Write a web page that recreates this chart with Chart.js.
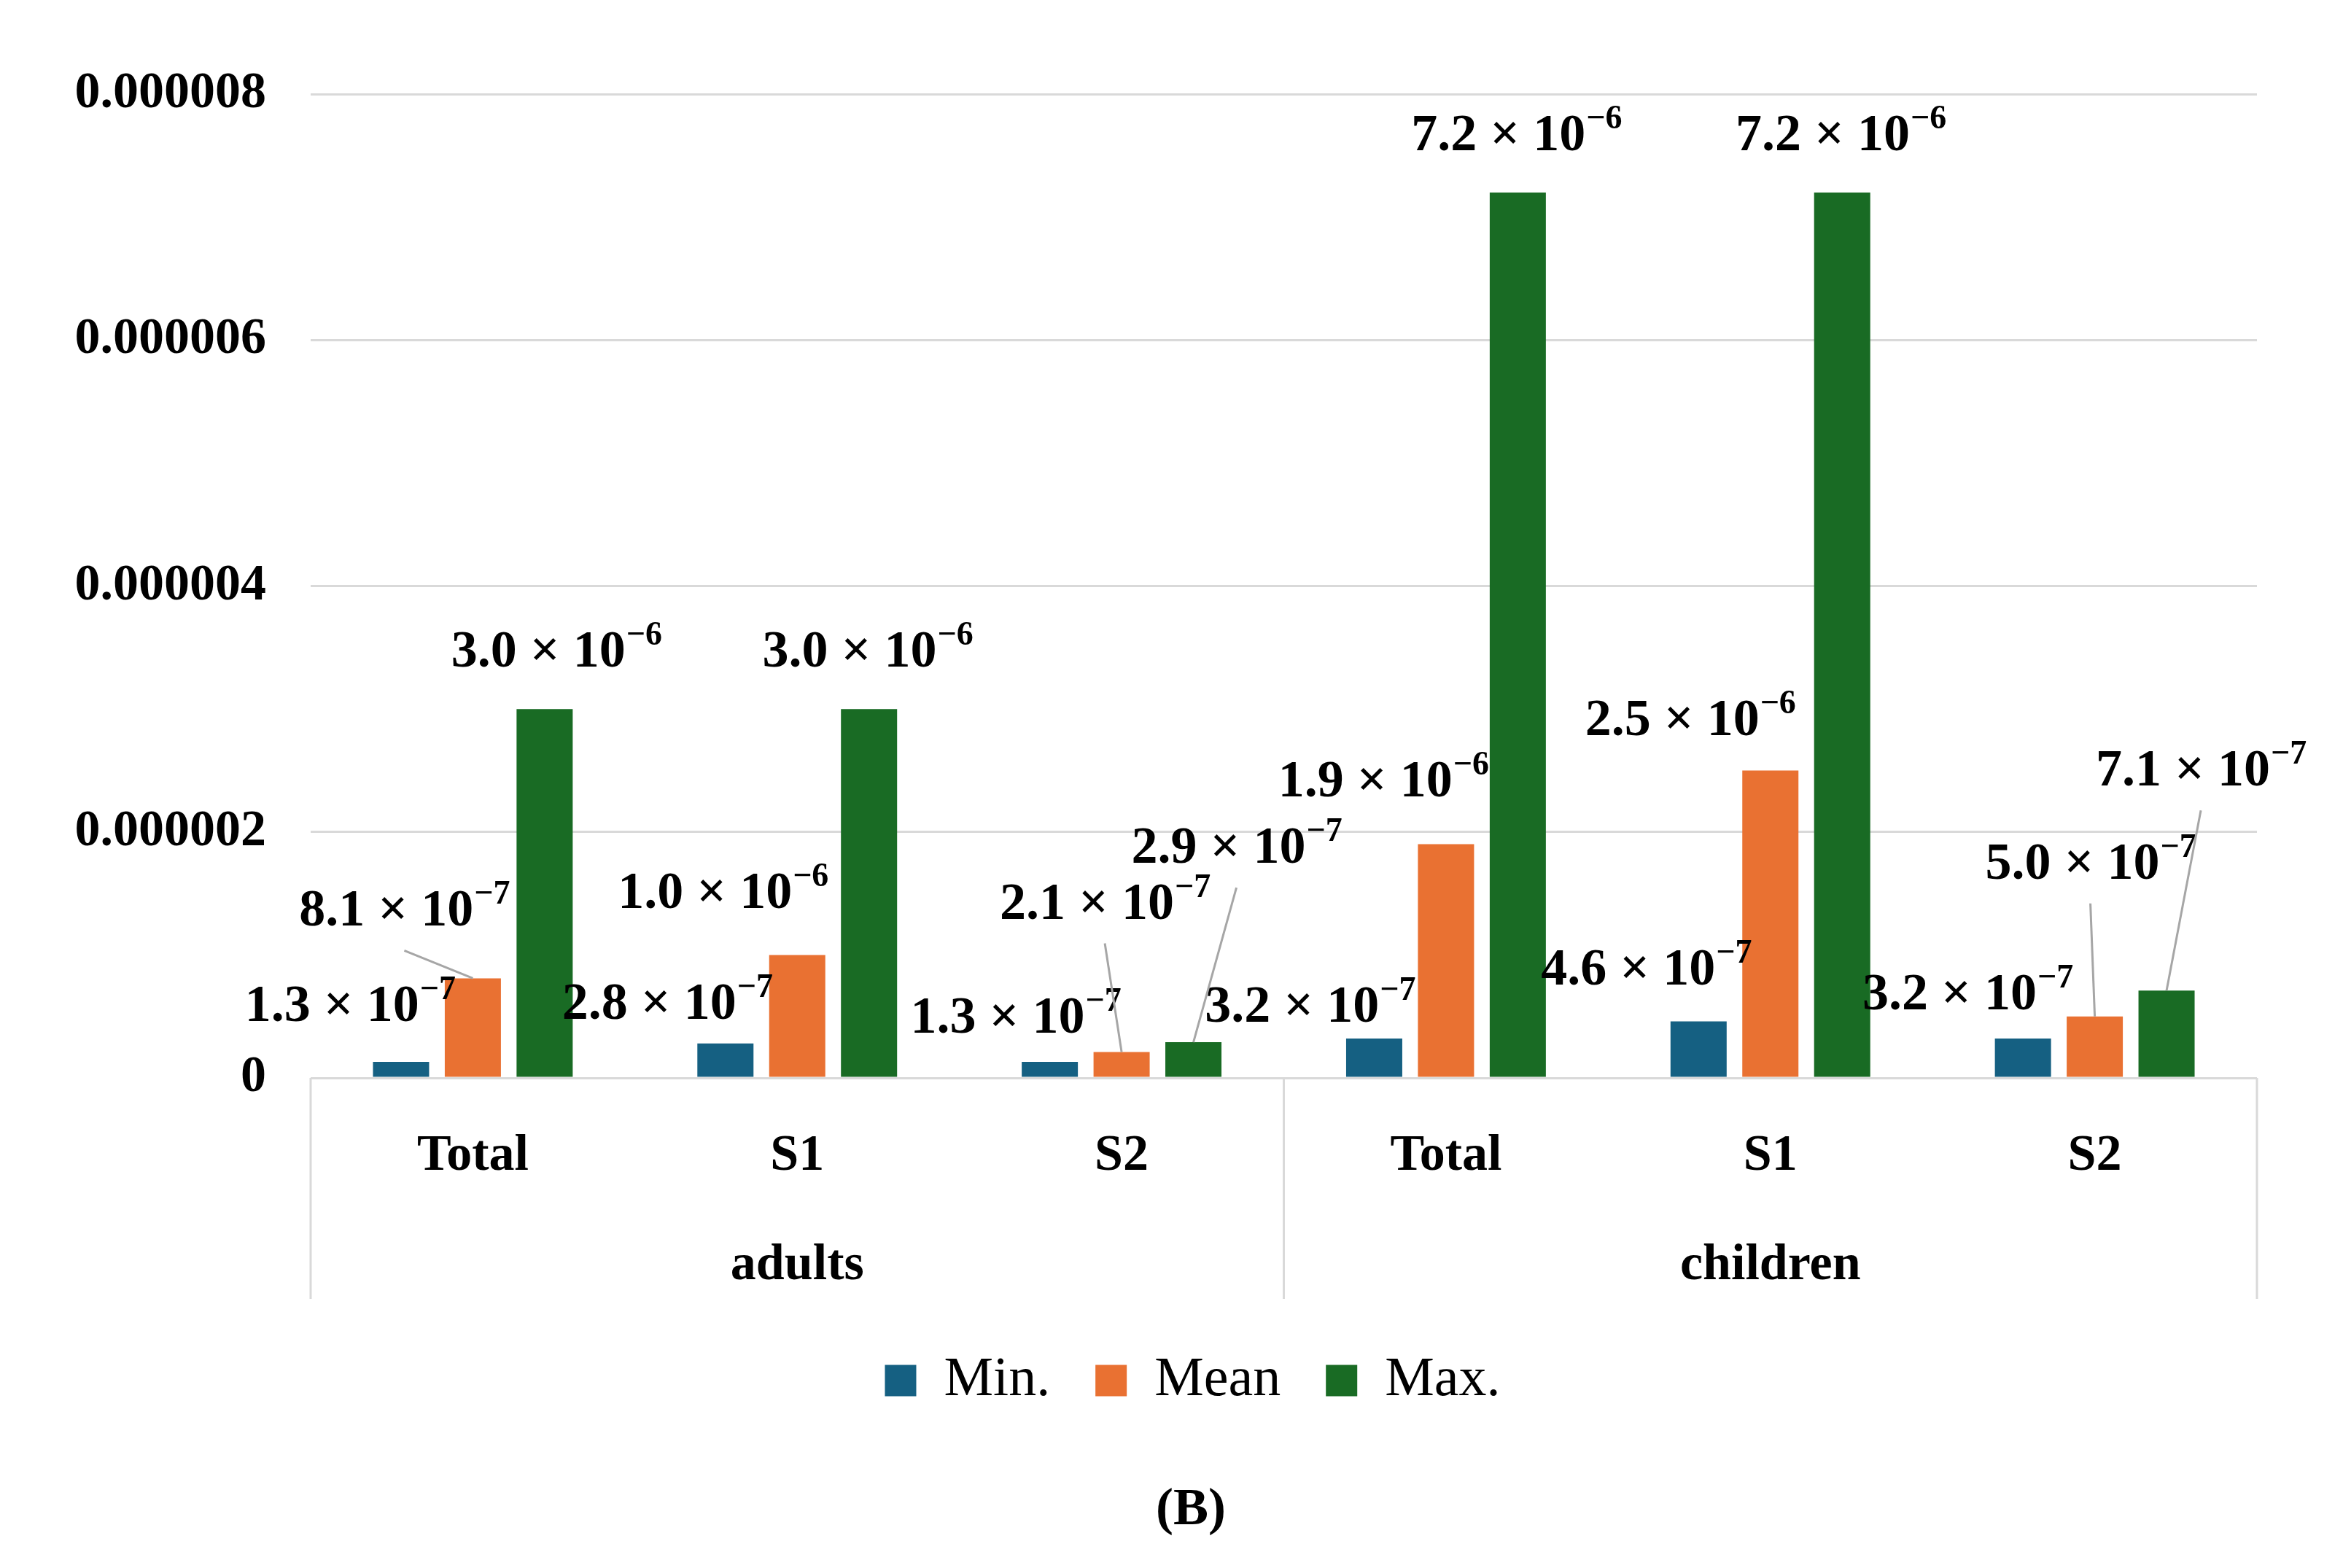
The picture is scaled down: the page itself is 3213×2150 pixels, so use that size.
<!DOCTYPE html>
<html>
<head>
<meta charset="utf-8">
<script src="https://cdn.jsdelivr.net/npm/chart.js@4.4.1/dist/chart.umd.min.js"></script>
<style>
  html, body { margin: 0; padding: 0; background: #fff; }
</style>
</head>
<body>
<canvas id="myChart" width="3213" height="2150"></canvas>
<script>
// categories, two-level axis
const categories = ['Total', 'S1', 'S2', 'Total', 'S1', 'S2'];
const groups = ['adults', 'children'];

// series values
const minValues = [1.3e-7, 2.8e-7, 1.3e-7, 3.2e-7, 4.6e-7, 3.2e-7];
const meanValues = [8.1e-7, 1.0e-6, 2.1e-7, 1.9e-6, 2.5e-6, 5.0e-7];
const maxValues = [3.0e-6, 3.0e-6, 2.9e-7, 7.2e-6, 7.2e-6, 7.1e-7];

// y tick labels
const yTickLabels = ['0', '0.000002', '0.000004', '0.000006', '0.000008'];

// data label placement (offset of label centre from bar top, px) and leader lines
const labelOffsets = [
  [[-70, -80], [-80, -58], [-47, -64], [-88, -47], [-72, -74], [-76, -64]],
  [[-94, -96], [-102, -88], [-23, -207], [-86, -90], [-110, -72], [-6, -213]],
  [[16, -82], [-2, -82], [59, -270], [-2, -82], [-2, -82], [47, -305]]
];
const leaders = [
  [false, false, false, false, false, false],
  [true, false, true, false, false, true],
  [false, false, true, false, false, true]
];

const FONT = "'Liberation Serif', 'Times New Roman', serif";
Chart.defaults.font.family = FONT;
Chart.defaults.color = '#000';

function splitSci(v) {
  const e = Math.floor(Math.log10(v));
  const m = (v / Math.pow(10, e)).toFixed(1);
  return [m + ' \u00d7 10', '\u2212' + Math.abs(e)];
}

const dataLabels = {
  id: 'dataLabels',
  afterDatasetsDraw(chart) {
    const ctx = chart.ctx;
    ctx.save();
    chart.data.datasets.forEach((ds, i) => {
      const meta = chart.getDatasetMeta(i);
      meta.data.forEach((bar, j) => {
        const [dx, dy] = labelOffsets[i][j];
        const cx = bar.x + dx, cy = bar.y + dy;
        if (leaders[i][j]) {
          ctx.strokeStyle = '#a6a6a6';
          ctx.lineWidth = 3;
          ctx.beginPath();
          ctx.moveTo(cx, cy + 58);
          ctx.lineTo(bar.x, bar.y);
          ctx.stroke();
        }
        const [main, sup] = splitSci(ds.data[j]);
        ctx.fillStyle = '#000';
        ctx.textBaseline = 'alphabetic';
        ctx.textAlign = 'left';
        ctx.font = 'bold 72px ' + FONT;
        const wm = ctx.measureText(main).width;
        ctx.font = 'bold 46px ' + FONT;
        const ws = ctx.measureText(sup).width;
        const x0 = cx - (wm + ws) / 2;
        const base = cy + 24;
        ctx.font = 'bold 72px ' + FONT;
        ctx.fillText(main, x0, base);
        ctx.font = 'bold 46px ' + FONT;
        ctx.fillText(sup, x0 + wm + 1, base - 30);
      });
    });
    ctx.restore();
  }
};

const groupAxis = {
  id: 'groupAxis',
  afterLayout(chart) {
    // nudge the legend so it sits where the original one does
    const lg = chart.legend;
    lg.left += 88; lg.right += 88;
    lg.top += 12; lg.bottom += 12;
  },
  afterDraw(chart) {
    const ctx = chart.ctx;
    const x = chart.scales.x;
    const per = categories.length / groups.length;
    const cw = (x.right - x.left) / categories.length;
    ctx.save();
    ctx.strokeStyle = '#d9d9d9';
    ctx.lineWidth = 3;
    for (let k = 0; k <= groups.length; k++) {
      const px = x.left + k * per * cw;
      ctx.beginPath();
      ctx.moveTo(px, chart.chartArea.bottom);
      ctx.lineTo(px, x.bottom);
      ctx.stroke();
    }
    ctx.fillStyle = '#000';
    ctx.font = 'bold 70px ' + FONT;
    ctx.textAlign = 'center';
    ctx.textBaseline = 'middle';
    groups.forEach((g, k) => {
      ctx.fillText(g, x.left + (k + 0.5) * per * cw, x.top + 258);
    });
    // panel caption
    ctx.font = 'bold 72px ' + FONT;
    ctx.fillText('(B)', 1633, 2071);
    ctx.restore();
  }
};

const config = {
  type: 'bar',
  data: {
    labels: categories,
    datasets: [
      { label: 'Min.', data: minValues, backgroundColor: '#156082' },
      { label: 'Mean', data: meanValues, backgroundColor: '#e97132' },
      { label: 'Max.', data: maxValues, backgroundColor: '#196b24' }
    ]
  },
  options: {
    responsive: false,
    devicePixelRatio: 1,
    animation: false,
    layout: { padding: { top: 129, right: 118, left: 0, bottom: 221 } },
    datasets: { bar: { categoryPercentage: 0.664, barPercentage: 0.782 } },
    scales: {
      x: {
        grid: { display: false, drawTicks: false },
        border: { display: false },
        ticks: { padding: 66, font: { size: 70, weight: 'bold' } },
        afterFit(scale) { scale.height = 303; }
      },
      y: {
        min: 0,
        max: 8e-6,
        grid: { color: '#d9d9d9', lineWidth: 3, drawTicks: false },
        border: { display: false },
        ticks: {
          stepSize: 2e-6,
          padding: 61,
          font: { size: 70, weight: 'bold' },
          callback: (v, i) => yTickLabels[i]
        },
        afterFit(scale) { scale.width = 426; }
      }
    },
    plugins: {
      legend: {
        position: 'bottom',
        labels: {
          boxWidth: 43,
          boxHeight: 43,
          padding: 62,
          font: { size: 76, weight: 'normal' }
        }
      },
      title: { display: false },
      tooltip: { enabled: false }
    }
  },
  plugins: [dataLabels, groupAxis]
};

const ctx = document.getElementById('myChart').getContext('2d');
const myChart = new Chart(ctx, config);
</script>
</body>
</html>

## What this task involves
Leave the pictures out and reproduce exactly the lines from the top of the listing above through the line with "const groups = ['adults', 'children'];".

## Solution
Write a web page that recreates this chart with Chart.js.
The picture is scaled down: the page itself is 3213×2150 pixels, so use that size.
<!DOCTYPE html>
<html>
<head>
<meta charset="utf-8">
<script src="https://cdn.jsdelivr.net/npm/chart.js@4.4.1/dist/chart.umd.min.js"></script>
<style>
  html, body { margin: 0; padding: 0; background: #fff; }
</style>
</head>
<body>
<canvas id="myChart" width="3213" height="2150"></canvas>
<script>
// categories, two-level axis
const categories = ['Total', 'S1', 'S2', 'Total', 'S1', 'S2'];
const groups = ['adults', 'children'];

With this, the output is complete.